È passato un anno e mezzo dalla ignobile Strage di Las Vegas, quando il killer giocatore incallito Stephen Paddock dalla finestra del Mandalay Hotel fece fuoco per ore contro il pubblico di giovani che assistevano al concerto di musica country: 58 morti, 800 feriti e una scia di sangue tra le peggiori che la storia degli Stati Uniti abbia mai assistito. Resta tutto un mistero, pure dopo 16 mesi di indagini sul movente che possa aver “mosso” il terrorista-killer solitario, morto per essersi tolto la vita prima che gli agenti fecero irruzione nella camera d’albergo da dove stava mirando le vittime con precisione imbarazzante. «Non si trattava del Mgm, del Mandalay Bay o di uno specifico casinò o luogo, voleva solo fare il massimo danno e ottenere qualche forma di infamia», spiega Aaron Rouse, l’agente speciale dell’Fbi dell’ufficio di Las Vegas, intervistato dal Guardian. Non ci sono sostanziali novità ma è proprio questo a fare impressione; la vanità, la depressione e la “fama” possono bastare per uccidere 58 persone e compiere uno degli eccidi più impressionanti degli ultimi anni?

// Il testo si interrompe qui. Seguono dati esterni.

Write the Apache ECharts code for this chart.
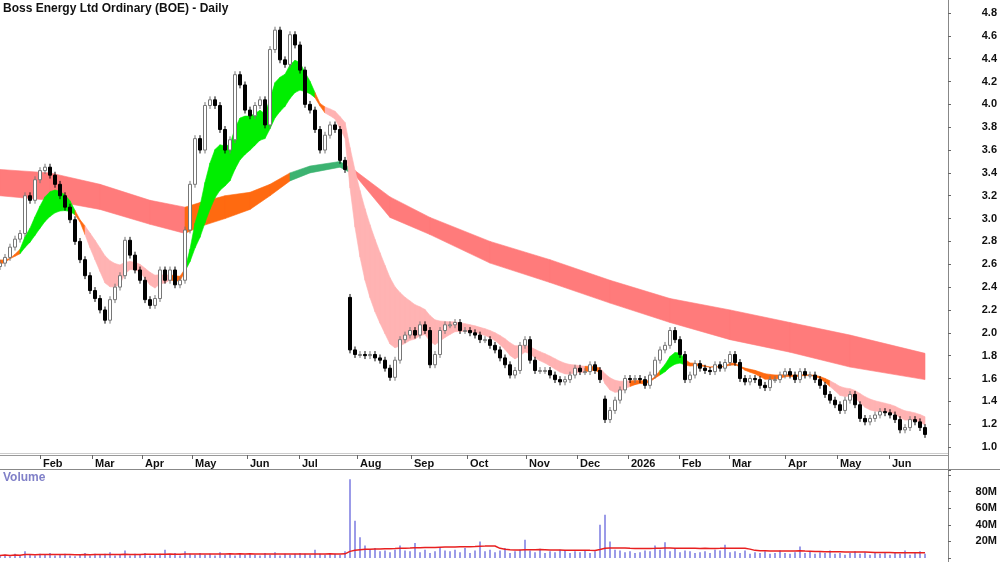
<!DOCTYPE html>
<html><head><meta charset="utf-8">
<script src="https://cdn.jsdelivr.net/npm/echarts@6/dist/echarts.min.js"></script>
<style>html,body{margin:0;padding:0;background:#fff}#c{width:1000px;height:562px}</style>
</head><body><div id="c"></div>
<script>
// closes, one candle per ~2 trading days
const closes = [
2.61,2.66,2.75,2.82,2.87,3.2,3.16,3.34,3.42,3.45,
3.38,3.3,3.2,3.1,2.99,2.8,2.64,2.5,2.37,2.3,
2.2,2.11,2.29,2.4,2.5,2.81,2.68,2.55,2.46,2.29,
2.24,2.3,2.55,2.46,2.55,2.42,2.46,2.9,3.3,3.7,
3.6,3.99,4.04,3.99,3.78,3.6,3.69,4.26,4.17,3.95,
3.9,3.99,4.04,3.82,4.48,4.65,4.39,4.35,4.61,4.52,
4.3,4.0,3.95,3.78,3.6,3.73,3.82,3.78,3.51,3.43,
1.85,1.81,1.81,1.8,1.81,1.78,1.76,1.69,1.61,1.76,
1.94,1.98,2.02,1.98,2.07,2.02,1.72,1.81,2.02,2.07,
2.07,2.09,2.02,2.02,2.0,1.98,1.94,1.94,1.89,1.85,
1.78,1.72,1.63,1.67,1.89,1.94,1.76,1.67,1.67,1.67,
1.63,1.59,1.57,1.59,1.63,1.69,1.66,1.66,1.72,1.67,
1.59,1.24,1.32,1.41,1.5,1.6,1.59,1.6,1.59,1.54,
1.63,1.76,1.85,1.89,2.02,1.94,1.81,1.59,1.63,1.73,
1.69,1.67,1.66,1.72,1.69,1.74,1.81,1.74,1.6,1.57,
1.6,1.59,1.54,1.52,1.59,1.59,1.63,1.66,1.63,1.59,
1.66,1.63,1.63,1.59,1.54,1.46,1.41,1.37,1.32,1.41,
1.46,1.37,1.25,1.22,1.25,1.28,1.31,1.3,1.28,1.24,
1.15,1.17,1.24,1.22,1.17,1.11];
const firstOpen = 2.58;
const openOverrides = {70: 2.31, 121: 1.42};
const volumes = [ // millions
3,4,2,5,3,8,4,3,5,4, 6,3,4,5,3,2,4,6,3,5, 4,5,7,3,4,9,3,5,4,6, 3,4,5,10,4,6,3,8,5,4,
6,4,5,3,7,4,5,3,6,4, 5,4,3,6,4,7,3,5,4,5, 6,5,4,10,5,4,6,5,4,8,
95,45,25,15,10,12,8,9,7,10, 15,9,8,18,7,10,6,8,12,9, 8,10,7,12,6,9,20,8,10,7,
9,12,6,8,10,22,9,7,11,6, 8,7,10,9,6,8,7,9,6,8, 40,52,20,10,9,7,8,6,7,9,
8,15,10,19,8,12,7,9,8,6, 7,8,6,10,9,16,7,8,6,9, 5,7,6,8,5,6,9,6,5,7,
14,6,8,5,7,6,9,5,6,4, 6,8,5,7,4,6,5,7,4,6, 5,9,4,6,8,5];
// long-term band
const longIdx    = [0,10,20,30,37,40,45,50,54,58,62,68,71,78,86,98,110,122,134,146,158,170,185];
const longTop    = [3.43,3.4,3.3,3.16,3.1,3.14,3.2,3.23,3.3,3.4,3.46,3.5,3.42,3.19,3.01,2.8,2.64,2.46,2.3,2.2,2.09,1.98,1.82];
const longBottom = [3.2,3.16,3.08,2.95,2.87,2.93,3.0,3.08,3.2,3.33,3.4,3.45,3.38,3.01,2.86,2.61,2.44,2.26,2.09,1.94,1.83,1.7,1.59];
const longColorIdx=[0,0,0,0,1,1,1,1,1,2,2,2,0,0,0,0,0,0,0,0,0,0,0];
const monthTicks = [8,18.4,28.4,38.4,49.4,59.8,71.4,82.2,93.4,105.2,115.4,125.6,135.8,145.8,157,167.4,177.8];
const monthLabels = ['Feb','Mar','Apr','May','Jun','Jul','Aug','Sep','Oct','Nov','Dec','2026','Feb','Mar','Apr','May','Jun'];

const WICK = 0.03;
const candles = closes.map((c,i)=>{
  const o = openOverrides[i] !== undefined ? openOverrides[i] : (i===0?firstOpen:closes[i-1]);
  return [i,o,c,Math.min(o,c)-WICK,Math.max(o,c)+WICK];
});
// short-term band: EMAs of closes
let f=2.6,s=2.64; const shortF=[],shortS=[];
closes.forEach(c=>{f+=0.235*(c-f); s+=0.11*(c-s); shortF.push(f); shortS.push(s);});
const shortCols=['#00ee00','#ff6a10','#ffb3b3'];
const shortSeg=[];
for(let i=0;i<closes.length-1;i++){
  const d=(shortF[i]+shortF[i+1]-shortS[i]-shortS[i+1])/2;
  const ci = d>0.05?0:(d<-0.055?2:1);
  shortSeg.push([i,Math.min(shortF[i],shortS[i]),Math.max(shortF[i],shortS[i]),i+1,Math.min(shortF[i+1],shortS[i+1]),Math.max(shortF[i+1],shortS[i+1]),ci]);
}
const longCols=['#ff7b7b','#ff6a10','#3cb371'];
const longSeg=[];
for(let k=0;k<longIdx.length-1;k++) longSeg.push([longIdx[k],longBottom[k],longTop[k],longIdx[k+1],longBottom[k+1],longTop[k+1],longColorIdx[k]]);
const volMA=volumes.map((v,i)=>{let a=Math.max(0,i-29),t=0;for(let j=a;j<=i;j++)t+=volumes[j];return [i,t/(i-a+1)*1e6];});

function bandRender(cols){return function(params,api){
  const p=[api.coord([api.value(0),api.value(2)]),api.coord([api.value(3),api.value(5)]),api.coord([api.value(3),api.value(4)]),api.coord([api.value(0),api.value(1)])];
  const col=cols[api.value(6)];
  return {type:'polygon',shape:{points:p},style:{fill:col,stroke:col,lineWidth:0.6}};
};}
const chart=echarts.init(document.getElementById('c'),null,{renderer:'canvas'});
const XMAX=189.6;
const txt={color:'#111',fontWeight:'bold',fontSize:11,fontFamily:'Liberation Sans, Arial'};
chart.setOption({
  animation:false,
  grid:[{left:0,right:52,top:13,height:434},{left:0,right:52,top:470,height:88}],
  graphic:[
    {type:'text',left:3,top:3,style:{text:'Boss Energy Ltd Ordinary (BOE) - Daily',font:'bold 12px Liberation Sans, Arial',fill:'#111'}},
    {type:'text',left:3,top:472,style:{text:'Volume',font:'bold 12px Liberation Sans, Arial',fill:'#8080c8'}},
    {type:'line',shape:{x1:0,y1:469.5,x2:1000,y2:469.5},style:{stroke:'#888',lineWidth:1}},
    {type:'line',shape:{x1:0,y1:453.5,x2:948,y2:453.5},style:{stroke:'#ccc',lineWidth:1}},
    {type:'line',shape:{x1:948.5,y1:0,x2:948.5,y2:562},style:{stroke:'#888',lineWidth:1}}
  ],
  xAxis:[
    {type:'value',gridIndex:0,min:0,max:XMAX,offset:8,splitLine:{show:false},
     axisLine:{show:true,onZero:false,lineStyle:{color:'#999'}},
     axisTick:{show:true,customValues:monthTicks,length:4,lineStyle:{color:'#666'}},
     axisLabel:{customValues:monthTicks,margin:3,align:'left',padding:[0,0,0,3],...txt,
       formatter:v=>{const k=monthTicks.indexOf(v);return k>=0?monthLabels[k]:'';}}},
    {type:'value',gridIndex:1,min:0,max:XMAX,show:false}
  ],
  yAxis:[
    {type:'value',gridIndex:0,position:'right',min:1.0,max:4.8,interval:0.2,splitLine:{show:false},
     axisLine:{show:false,onZero:false},axisTick:{show:true,length:3,lineStyle:{color:'#666'}},
     axisLabel:{...txt,align:'right',margin:49,formatter:v=>v.toFixed(1)}},
    {type:'value',gridIndex:1,position:'right',min:0,max:106e6,interval:20e6,splitLine:{show:false},
     axisLine:{show:false,onZero:false},axisTick:{show:true,length:3,lineStyle:{color:'#666'}},
     axisLabel:{...txt,align:'right',margin:49,formatter:v=>(v>0&&v<100e6)?(v/1e6)+'M':''}}
  ],
  series:[
    {type:'custom',xAxisIndex:0,yAxisIndex:0,data:longSeg,renderItem:bandRender(longCols),encode:{x:[0,3],y:[1,2,4,5]},z:1},
    {type:'custom',xAxisIndex:0,yAxisIndex:0,data:shortSeg,renderItem:bandRender(shortCols),encode:{x:[0,3],y:[1,2,4,5]},z:2},
    {type:'custom',xAxisIndex:0,yAxisIndex:0,data:candles,clip:false,z:3,encode:{x:0,y:[1,2,3,4]},
     renderItem:(params,api)=>{
       const i=api.value(0),o=api.value(1),c=api.value(2),l=api.value(3),h=api.value(4);
       const up=c>=o; const top=api.coord([i,Math.max(o,c)]),bot=api.coord([i,Math.min(o,c)]);
       const hi=api.coord([i,h]),lo=api.coord([i,l]);
       const col=up?'#777':'#000';
       return {type:'group',children:[
         {type:'line',shape:{x1:hi[0],y1:hi[1],x2:lo[0],y2:lo[1]},style:{stroke:col,lineWidth:1}},
         {type:'rect',shape:{x:top[0]-1.5,y:top[1],width:3,height:Math.max(1,bot[1]-top[1])},style:{fill:up?'#fff':'#000',stroke:col,lineWidth:1}}
       ]};
     }},
    {type:'bar',xAxisIndex:1,yAxisIndex:1,data:volumes.map((v,i)=>[i,v*1e6]),barWidth:1.5,itemStyle:{color:'#7a7ae0'},z:2},
    {type:'line',xAxisIndex:1,yAxisIndex:1,data:volMA,showSymbol:false,lineStyle:{color:'#e82020',width:1.5},z:3}
  ]
});
</script></body></html>
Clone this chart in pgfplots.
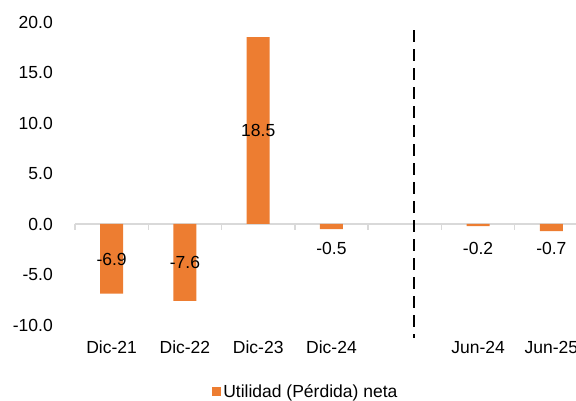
\documentclass[border=0pt]{standalone}
\usepackage{pgfplots}
\pgfplotsset{compat=1.18}
\usepackage{fontspec}
\setmainfont{Liberation Sans}
\definecolor{barorange}{HTML}{ED7D31}
\definecolor{axgray}{HTML}{D9D9D9}
\begin{document}
\fontsize{17.5}{21}\selectfont
\begin{tikzpicture}
\begin{axis}[
  scale only axis, width=513pt, height=303pt,
  xmin=-0.5, xmax=6.5, ymin=-10, ymax=20,
  clip=false,
  axis line style={draw=none},
  tick style={draw=none},
  xtick={0,1,2,3,5,6},
  xticklabels={Dic-21,Dic-22,Dic-23,Dic-24,Jun-24,Jun-25},
  ytick={-10,-5,0,5,10,15,20},
  yticklabels={-10.0,-5.0,0.0,5.0,10.0,15.0,20.0},
  ticklabel style={font=\fontsize{17.5}{21}\selectfont, inner sep=0pt},
  yticklabel style={anchor=east, xshift=-22pt},
  xticklabel style={anchor=base, yshift=-29pt},
  legend style={draw=none, fill=none, at={(0.45,-0.221)}, anchor=center,
    font=\fontsize{17.5}{21}\selectfont},
  legend image code/.code={\fill[barorange] (0pt,-4.5pt) rectangle (9pt,4.5pt);},
]
% axis line at zero with ticks
\draw[axgray, line width=1.5pt] (axis cs:-0.5,0) -- (axis cs:7,0);
\pgfplotsinvokeforeach{-0.5,0.5,1.5,2.5,3.5,4.5,5.5,6.5}{
  \draw[axgray, line width=1.5pt] (axis cs:#1,0) -- (axis cs:#1,-0.6);
}
\addplot[ybar, bar width=23pt, fill=barorange, draw=none] coordinates {
  (0,-6.9) (1,-7.6) (2,18.5) (3,-0.5) (5,-0.2) (6,-0.7)
};
\addlegendentry{Utilidad (Pérdida) neta}
\addplot[draw=none, forget plot, nodes near coords, point meta=explicit symbolic,
  every node near coord/.append style={anchor=center, inner sep=0pt, font=\fontsize{17.5}{21}\selectfont}]
  coordinates {
  (0,-3.5) [-6.9]
  (1,-3.8) [-7.6]
  (2,9.25) [18.5]
  (3,-2.4) [-0.5]
  (5,-2.4) [-0.2]
  (6,-2.4) [-0.7]
};
\draw[black, line width=2.3pt, dash pattern=on 12pt off 7pt] (axis cs:4.13,19.2) -- (axis cs:4.13,-11.3);
\coordinate (O) at (axis cs:-0.5,-10);
\end{axis}
\pgfresetboundingbox
\path[use as bounding box] (O) ++(-75pt,-76pt) rectangle ++(576pt,401pt);
\end{tikzpicture}
\end{document}
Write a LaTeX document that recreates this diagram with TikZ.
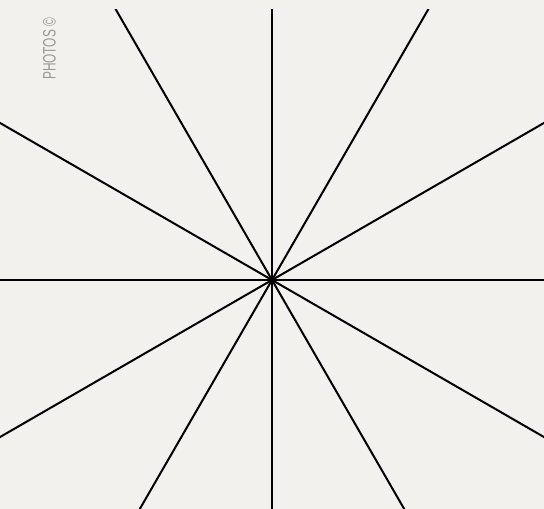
\documentclass[tikz,border=0pt]{standalone}
\usepackage{fontspec}
\setmainfont{Liberation Sans}
\usetikzlibrary{calc}
\definecolor{bg}{HTML}{F3F1ED}
\definecolor{credit}{HTML}{9A9896}
\begin{document}
\begin{tikzpicture}[x=1pt,y=1pt,
  ray/.style={line width=2pt,black},
  creditstyle/.style={text=credit,font=\fontsize{18}{18}\selectfont,rotate=90,anchor=west,inner sep=0pt,xscale=0.66}]
\fill[bg] (0,0) rectangle (544,509);
\useasboundingbox (0,0) rectangle (544,509);
\clip (0,0) rectangle (544,509);
\coordinate (c) at (272,229);
\foreach \n/\ang in {a/0,b/30,d/60,e/90,f/120,g/150,h/180,i/210,j/240,k/270,l/300,m/330}{
  \coordinate (\n) at ($(c)+(\ang:600)$);
}
\begin{scope}
\clip (0,0) rectangle (544,499);
\foreach \n in {a,b,d,e,f,g,h,i,j,k,l,m}{
  \draw[ray] (c) -- (\n);
}
\end{scope}
\node[creditstyle] (credit) at (49.5,429) {PHOTOS ©};
\end{tikzpicture}
\end{document}
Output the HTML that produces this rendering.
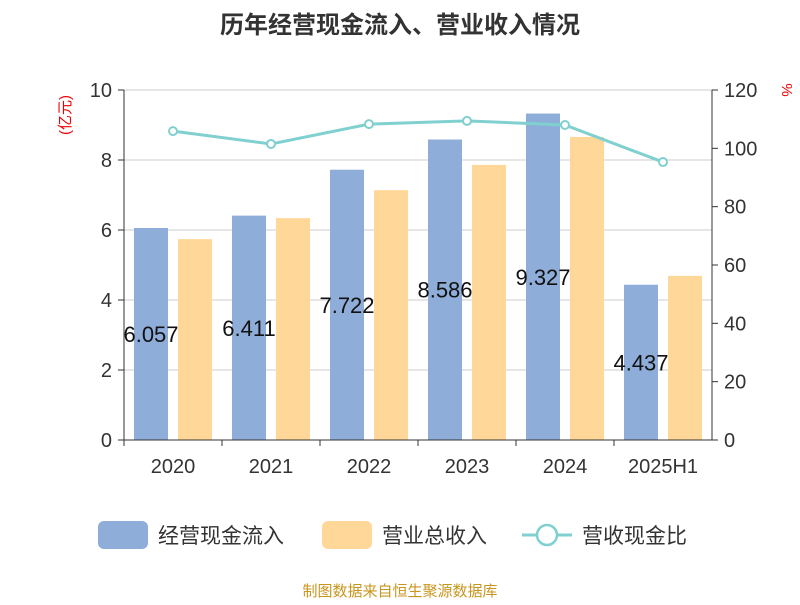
<!DOCTYPE html>
<html><head><meta charset="utf-8"><style>
body{margin:0;background:#fff;font-family:"Liberation Sans","Noto Sans CJK SC",sans-serif}
svg text{font-family:"Liberation Sans","Noto Sans CJK SC",sans-serif}
</style></head><body>
<svg id="c" width="800" height="600">
<text x="400" y="33" text-anchor="middle" font-size="24" font-weight="bold" fill="#333">历年经营现金流入、营业收入情况</text>
<text x="0" y="0" transform="translate(70,115) rotate(-90)" text-anchor="middle" font-size="15" fill="#e00">(亿元)</text>
<text x="0" y="0" transform="translate(782,90) rotate(90)" text-anchor="middle" font-size="15" fill="#e00">%</text>
<g id="grid"></g><g id="bars"></g><g id="line"></g><g id="axes"></g>
<g>
<rect x="98" y="521" width="50" height="28" rx="6" fill="#8eadd9"/>
<text x="158" y="543" font-size="21" fill="#333">经营现金流入</text>
<rect x="322" y="521" width="50" height="28" rx="6" fill="#ffd899"/>
<text x="382" y="543" font-size="21" fill="#333">营业总收入</text>
<line x1="522" y1="535" x2="572" y2="535" stroke="#80d0d0" stroke-width="3"/>
<circle cx="547" cy="535" r="10" fill="#fff" stroke="#80d0d0" stroke-width="2.5"/>
<text x="582" y="543" font-size="21" fill="#333">营收现金比</text>
</g>
<text x="400" y="596" text-anchor="middle" font-size="15" fill="#c8961e">制图数据来自恒生聚源数据库</text>
</svg>
<script>
const categories=["2020","2021","2022","2023","2024","2025H1"];
const cashInflow=[6.057,6.411,7.722,8.586,9.327,4.437];
const revenue=[5.74,6.34,7.14,7.86,8.66,4.69];
const ratio=[105.9,101.5,108.3,109.4,108.0,95.3];
const leftTicks=[0,2,4,6,8,10];
const rightTicks=[0,20,40,60,80,100,120];
const NS="http://www.w3.org/2000/svg";
const X0=124,X1=712,Y0=440,Y1=90;
const band=(X1-X0)/categories.length;
const yL=v=>Y0-(v/10)*(Y0-Y1);
const yR=v=>Y0-(v/120)*(Y0-Y1);
function mk(p,t,a){const e=document.createElementNS(NS,t);for(const k in a)e.setAttribute(k,a[k]);p.appendChild(e);return e;}
const G=document.getElementById('grid'),B=document.getElementById('bars'),L=document.getElementById('line'),A=document.getElementById('axes');
leftTicks.forEach(v=>{
 const l=mk(G,'line',{x1:X0,x2:X1,y1:yL(v),y2:yL(v),stroke:'#ccc','stroke-width':1});
 
 
 const t=mk(A,'text',{x:X0-12,y:yL(v)+7,'text-anchor':'end','font-size':20,fill:'#333'});t.textContent=v;
 
 
 mk(A,'line',{x1:X0-6,x2:X0,y1:yL(v),y2:yL(v),stroke:'#333'});
});
rightTicks.forEach(v=>{
 const t=mk(A,'text',{x:X1+12,y:yR(v)+7,'font-size':20,fill:'#333'});t.textContent=v;
 
 
 mk(A,'line',{x1:X1,x2:X1+6,y1:yR(v),y2:yR(v),stroke:'#333'});
});
mk(A,'line',{x1:X0,x2:X0,y1:Y1,y2:Y0,stroke:'#333'});
mk(A,'line',{x1:X1,x2:X1,y1:Y1,y2:Y0,stroke:'#333'});
mk(A,'line',{x1:X0,x2:X1,y1:Y0,y2:Y0,stroke:'#333'});
const pts=[];
categories.forEach((c,i)=>{
 const cx=X0+band*i+band/2;
 mk(A,'line',{x1:X0+band*i,x2:X0+band*i,y1:Y0,y2:Y0+6,stroke:'#333'});
 const t=mk(A,'text',{x:cx,y:Y0+33,'text-anchor':'middle','font-size':20,fill:'#333'});t.textContent=c;
 
 
 const b1=mk(B,'rect',{x:cx-39,y:yL(cashInflow[i]),width:34,height:Y0-yL(cashInflow[i]),fill:'#8eadd9'});
 
 
 const b2=mk(B,'rect',{x:cx+5,y:yL(revenue[i]),width:34,height:Y0-yL(revenue[i]),fill:'#ffd899'});
 
 
 const lb=mk(L,'text',{x:cx-22,y:(yL(cashInflow[i])+Y0)/2+8,'text-anchor':'middle','font-size':22,fill:'#111'});lb.textContent=cashInflow[i].toFixed(3);
 
 
 pts.push([cx,yR(ratio[i])]);
});
const pl=mk(L,'polyline',{points:pts.map(p=>p.join(',')).join(' '),fill:'none',stroke:'#80d0d0','stroke-width':3});


pts.forEach((p,i)=>{const c=mk(L,'circle',{cx:p[0],cy:p[1],r:4,fill:'#fff',stroke:'#80d0d0','stroke-width':2});
 
 });
</script>
</body></html>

SENZA MOVENTE E DEPRESSO: UCCISE PER VANITÀ?
«Il killer ha agito da solo, con una preparazione meticolosa documentandosi sulle tattiche della polizia, equipaggiamenti delle teste di cuoio, tempi di intervento», lo riportano gli agenti speciali, citati dal collega Guido Olimpio sul Corriere della Sera. Aveva 64 anni, una storia tormentata e un padre criminale ma non ha lasciato alcun indizio o messaggio che possa spiegare il perché abbia compiuto una strage come quella di Las Vegas: una assoluta banalità del male che stordisce ancora oggi a 16 mesi di distanza. Gli investigatori non escludono che Stephen Paddock abbia subito il «fascino» e il passato del padre ma non può spiegare tutta la rabbia e cattiveria che si è generata in lui quella notte dell’1 ottobre: si pensa che abbia studiato i casi precedenti di stragi per “battere il record di vittime”, come fosse un gioco di quelli che faceva in maniera incallita ogni giorno. Solo che questa volta c’erano i fucili e le munizioni, quelle vere: nel report dell’Fbi si sottolinea come non avesse un piano di fuga, voleva semplicemente suicidarsi prima di essere beccato dagli agenti. «Aveva chiuso con tutto, era pronto al sacrificio finale, prevedeva di portarsi dietro tanti esseri umani», spiega ancora il Corriere: voleva essere Stephen a decidere del destino della sua compagna – mantenuta e mandata nelle Filippine per garantirsi una vita anche dopo la sua morte – e soprattutto di quelle 58 persone “sacrificate” al folle altare della sua vanità.